Try Speech Synthesis

Try Speech Synthesis #

MMDAgent-EX by default has two speech synthesis engines, Open JTalk for Japanese and FLite+HTS_Engine for English. They are HMM-based light-weight, small latency engines.

You may prefer another modern synthesis engines. If so, try running it outside and connect via socket or run as sub-module, and feed the synthesized speech data to MMDAgent-EX.

The example content has sample voice models for both engines. This page explains the procedure to test the text-speech function.

Before start #

MMDAgent-EX plays synthesized speech from the default audio output device. Please set the sound device you want to play the speech as the default output device.

Run test #

The dialogue script of the Example content is pre-configured to perform speech synthesis. After the content is launched,

  • Press 1 key to hear Japanese synthesized speech saying “こんにちは!よろしくね!”, along with the lip sync of the CG model.
  • Press 2 key to hear English voice saying “Hello! My name is gene. How can I help you?”.
How it works

The dialogue script waits in the LOOP state after loading the model and motion as shown below. Here, pressing the keys issue the speech synthesis message SYNTH_START.

The engines has different voice name definitions (mei_voice_* for Open JTalk and slt_voice_* for FLite+HTS_Engine), and the matching engine will take action. The voice name definition is in the file main.ojt for Open JTalk and main.fph for FLite+HTS_Engine in the example content.

0 LOOP:
    <eps> STAGE|images/floor_green.png,images/back_white.png
    <eps> MODEL_ADD|0|gene/Gene.pmd
    MODEL_EVENT_ADD|0  MOTION_ADD|0|base|motions/wait/01_Wait.vmd|FULL|LOOP|ON|OFF
    <eps> CAMERA|0,15.25,0|4.5,0,0|22.4|27.0

LOOP LOOP:
    KEY|1 SYNTH_START|0|mei_voice_normal|こんにちは!よろしくね!

LOOP LOOP:
    KEY|2 SYNTH_START|0|slt_voice_normal|"Hello! My name is gene. How can I help you?"

Messages to Start Speech Synthesis #

The various modules of MMDAgent-EX, including the synthesis modules, communicate through messages. Below, some messages for speech synthesis is briefly described.
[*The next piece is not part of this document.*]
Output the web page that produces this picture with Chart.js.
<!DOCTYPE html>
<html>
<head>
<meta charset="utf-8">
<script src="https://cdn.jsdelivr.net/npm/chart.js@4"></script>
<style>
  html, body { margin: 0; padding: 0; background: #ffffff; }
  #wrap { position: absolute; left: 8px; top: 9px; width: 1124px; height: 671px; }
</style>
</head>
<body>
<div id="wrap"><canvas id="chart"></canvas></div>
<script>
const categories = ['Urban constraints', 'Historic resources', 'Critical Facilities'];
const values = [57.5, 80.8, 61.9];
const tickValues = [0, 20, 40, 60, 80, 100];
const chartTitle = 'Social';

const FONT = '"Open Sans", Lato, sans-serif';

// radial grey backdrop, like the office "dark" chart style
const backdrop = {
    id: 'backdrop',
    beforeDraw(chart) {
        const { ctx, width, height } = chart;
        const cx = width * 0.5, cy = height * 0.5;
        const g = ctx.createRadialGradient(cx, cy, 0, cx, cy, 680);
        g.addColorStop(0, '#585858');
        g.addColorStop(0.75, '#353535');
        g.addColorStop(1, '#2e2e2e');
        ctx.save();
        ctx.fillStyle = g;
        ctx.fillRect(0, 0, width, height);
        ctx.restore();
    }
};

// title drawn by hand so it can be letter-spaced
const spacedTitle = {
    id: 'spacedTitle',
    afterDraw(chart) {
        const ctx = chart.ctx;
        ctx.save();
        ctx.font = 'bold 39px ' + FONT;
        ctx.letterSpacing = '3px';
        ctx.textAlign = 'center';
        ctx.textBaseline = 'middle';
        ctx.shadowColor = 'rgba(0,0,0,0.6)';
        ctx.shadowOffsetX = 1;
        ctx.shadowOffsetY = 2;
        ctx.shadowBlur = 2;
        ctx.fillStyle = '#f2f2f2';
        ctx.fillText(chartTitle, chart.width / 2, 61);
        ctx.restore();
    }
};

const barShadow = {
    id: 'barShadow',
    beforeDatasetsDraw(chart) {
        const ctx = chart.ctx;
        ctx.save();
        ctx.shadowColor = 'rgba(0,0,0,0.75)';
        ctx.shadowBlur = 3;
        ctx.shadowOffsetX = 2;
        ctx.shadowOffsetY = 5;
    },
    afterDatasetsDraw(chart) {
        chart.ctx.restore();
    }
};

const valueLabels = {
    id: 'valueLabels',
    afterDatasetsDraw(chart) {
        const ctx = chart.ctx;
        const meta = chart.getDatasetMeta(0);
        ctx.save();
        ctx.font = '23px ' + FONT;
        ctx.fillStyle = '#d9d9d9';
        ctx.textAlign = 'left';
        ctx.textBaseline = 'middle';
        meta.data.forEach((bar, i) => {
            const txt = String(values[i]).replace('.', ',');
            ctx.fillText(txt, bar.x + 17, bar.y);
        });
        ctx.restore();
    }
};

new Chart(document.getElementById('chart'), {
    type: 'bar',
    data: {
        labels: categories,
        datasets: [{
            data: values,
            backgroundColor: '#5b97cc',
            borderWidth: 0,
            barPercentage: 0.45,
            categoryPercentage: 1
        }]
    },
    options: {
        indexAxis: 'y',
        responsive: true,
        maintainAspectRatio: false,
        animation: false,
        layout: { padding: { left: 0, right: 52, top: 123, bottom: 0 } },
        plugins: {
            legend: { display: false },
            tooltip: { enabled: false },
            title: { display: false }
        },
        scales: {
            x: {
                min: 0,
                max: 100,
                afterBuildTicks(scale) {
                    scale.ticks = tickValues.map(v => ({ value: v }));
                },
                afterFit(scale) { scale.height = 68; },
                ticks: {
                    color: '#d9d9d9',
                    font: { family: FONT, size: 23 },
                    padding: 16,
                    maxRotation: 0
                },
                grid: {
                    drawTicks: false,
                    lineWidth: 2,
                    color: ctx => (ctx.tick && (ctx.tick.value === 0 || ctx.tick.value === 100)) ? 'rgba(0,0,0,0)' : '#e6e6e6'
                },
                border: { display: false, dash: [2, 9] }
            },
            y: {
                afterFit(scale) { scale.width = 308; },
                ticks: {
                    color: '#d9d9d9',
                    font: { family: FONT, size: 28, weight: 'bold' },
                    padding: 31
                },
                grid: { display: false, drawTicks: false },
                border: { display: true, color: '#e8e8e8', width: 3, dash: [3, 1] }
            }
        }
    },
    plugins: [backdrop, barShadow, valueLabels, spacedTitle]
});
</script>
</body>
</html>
You can see the live message by output log.

SYNTH_START #

The speech synthesis module executes speech synthesis when a SYNTH_START message was issued by other modules. To tell module to start synthesizing speech, issue the following SYNTH_START message.

SYNTH_START|(model alias)|(voice name)|“utterance text.”
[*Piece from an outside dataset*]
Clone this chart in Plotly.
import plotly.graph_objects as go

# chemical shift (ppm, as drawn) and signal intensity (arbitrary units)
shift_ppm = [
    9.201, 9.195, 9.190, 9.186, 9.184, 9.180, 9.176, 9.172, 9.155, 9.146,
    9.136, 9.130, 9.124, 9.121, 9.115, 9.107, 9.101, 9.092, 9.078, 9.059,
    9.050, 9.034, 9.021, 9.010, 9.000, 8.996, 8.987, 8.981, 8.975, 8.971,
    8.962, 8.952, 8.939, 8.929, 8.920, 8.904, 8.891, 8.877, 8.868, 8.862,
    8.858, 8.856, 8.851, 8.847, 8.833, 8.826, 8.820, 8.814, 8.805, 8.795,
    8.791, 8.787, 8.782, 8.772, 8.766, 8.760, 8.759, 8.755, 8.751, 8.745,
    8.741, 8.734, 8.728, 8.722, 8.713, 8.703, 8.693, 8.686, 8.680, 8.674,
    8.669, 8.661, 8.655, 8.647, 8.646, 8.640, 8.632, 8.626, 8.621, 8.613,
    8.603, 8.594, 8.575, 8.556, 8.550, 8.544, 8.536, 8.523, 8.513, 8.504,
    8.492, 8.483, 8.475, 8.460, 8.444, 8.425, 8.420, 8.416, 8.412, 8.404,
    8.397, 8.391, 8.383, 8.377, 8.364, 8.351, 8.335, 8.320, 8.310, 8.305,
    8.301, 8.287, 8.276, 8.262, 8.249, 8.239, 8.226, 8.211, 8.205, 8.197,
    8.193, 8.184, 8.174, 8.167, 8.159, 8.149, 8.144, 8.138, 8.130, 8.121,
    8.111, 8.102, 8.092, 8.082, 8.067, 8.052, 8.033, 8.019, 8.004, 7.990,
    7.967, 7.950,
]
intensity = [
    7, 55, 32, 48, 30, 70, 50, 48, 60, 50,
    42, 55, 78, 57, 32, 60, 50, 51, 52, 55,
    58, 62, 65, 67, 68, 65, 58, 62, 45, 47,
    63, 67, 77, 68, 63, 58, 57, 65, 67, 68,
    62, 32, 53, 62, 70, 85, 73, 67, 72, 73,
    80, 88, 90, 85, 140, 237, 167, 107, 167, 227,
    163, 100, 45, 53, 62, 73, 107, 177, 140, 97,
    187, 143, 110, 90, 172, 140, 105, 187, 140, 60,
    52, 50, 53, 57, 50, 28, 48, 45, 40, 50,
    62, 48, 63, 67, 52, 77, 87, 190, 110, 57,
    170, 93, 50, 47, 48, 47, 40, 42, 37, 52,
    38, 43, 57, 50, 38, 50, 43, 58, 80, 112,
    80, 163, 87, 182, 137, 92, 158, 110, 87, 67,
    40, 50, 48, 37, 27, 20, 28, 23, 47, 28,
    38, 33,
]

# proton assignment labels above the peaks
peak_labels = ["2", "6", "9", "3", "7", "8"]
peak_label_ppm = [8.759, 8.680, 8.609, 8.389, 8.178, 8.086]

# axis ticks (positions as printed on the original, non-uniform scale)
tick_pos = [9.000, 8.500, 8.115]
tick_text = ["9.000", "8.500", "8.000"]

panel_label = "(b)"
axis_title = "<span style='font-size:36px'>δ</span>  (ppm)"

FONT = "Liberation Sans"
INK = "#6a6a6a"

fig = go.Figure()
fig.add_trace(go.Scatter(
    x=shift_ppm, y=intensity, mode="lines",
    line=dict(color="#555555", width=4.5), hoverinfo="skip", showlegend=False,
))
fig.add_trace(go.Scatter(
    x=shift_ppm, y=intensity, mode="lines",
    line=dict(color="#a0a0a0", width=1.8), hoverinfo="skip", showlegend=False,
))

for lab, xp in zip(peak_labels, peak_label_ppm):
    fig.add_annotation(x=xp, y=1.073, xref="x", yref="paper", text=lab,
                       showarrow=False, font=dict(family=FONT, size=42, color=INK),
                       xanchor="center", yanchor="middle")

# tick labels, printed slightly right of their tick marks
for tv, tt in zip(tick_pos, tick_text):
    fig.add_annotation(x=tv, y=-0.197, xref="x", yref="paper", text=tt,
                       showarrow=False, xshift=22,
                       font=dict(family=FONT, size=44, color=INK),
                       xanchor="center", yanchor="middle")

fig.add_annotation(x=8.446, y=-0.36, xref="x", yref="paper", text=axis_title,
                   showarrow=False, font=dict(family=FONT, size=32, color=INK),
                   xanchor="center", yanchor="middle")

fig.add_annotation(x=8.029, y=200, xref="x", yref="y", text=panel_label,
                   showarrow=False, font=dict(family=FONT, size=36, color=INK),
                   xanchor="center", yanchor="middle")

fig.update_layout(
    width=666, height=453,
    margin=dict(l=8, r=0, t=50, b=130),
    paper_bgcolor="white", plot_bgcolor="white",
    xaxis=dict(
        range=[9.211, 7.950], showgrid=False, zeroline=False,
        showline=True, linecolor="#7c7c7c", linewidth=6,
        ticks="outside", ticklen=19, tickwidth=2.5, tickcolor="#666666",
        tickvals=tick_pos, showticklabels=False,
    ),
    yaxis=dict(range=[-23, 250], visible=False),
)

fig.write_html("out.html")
The (voice name) specifies the voice name defined in the voice definition file. The .ojt file (defs for Japanese Open JTalk) and .fph file (defs for English FLite+HTS_Engine) with the same prefix of the content .mdf file will be loaded. In the example content, the following names are defined:

# English voice names (FLite+HTS_Engine)
# defined in main.fph
slt_voice_normal
slt_voice_fast
slt_voice_slow
slt_voice_high
slt_voice_low

# Japanese voice names (Open JTalk)
# defined in main.ojt
mei_voice_normal
mei_voice_angry
mei_voice_bashful
mei_voice_happy
mei_voice_sad
mei_voice_fast
mei_voice_slow
mei_voice_high
mei_voice_low

Please enter the synthesizing text in UTF-8.

SYNTH_EVENT_START, SYNTH_EVENT_STOP #

The voice synthesis module outputs messages in response to internal state changes. It outputs SYNTH_EVENT_START when voice output begins, and SYNTH_EVENT_STOP when the output ends. By monitoring these events, you can trigger actions at the start of the voice and wait for the voice output to finish.

SYNTH_EVENT_START|(model alias)
SYNTH_EVENT_STOP|(model alias)

Try with Any Text via Web interface #

While running MMDAgent-EX, open the following page on the same machine. A textbox connected to MMDAgent-EX will be displayed.

Paste the following message into the textbox and press the Send button. Verify that a synthesized voice is produced.

SYNTH_START|0|slt_voice_happy|“Nice to meet you!”

The Open JTalk module is located in the Plugins subdirectory of the directory containing the executable file, and is named Plugin_Open_JTalk.dll (or .so). The Flite+HTS_Engine is Plugin_Flite_plus_hts_engine.dll (or .so).

The voice models and its voice name configuration files should be prepared on the content side. In the example, voice models are in the voice/mei and voice/slt directory, and the configuration file is main.ojt and main.fph. The configuration file defines the “voice names” specified in the messages.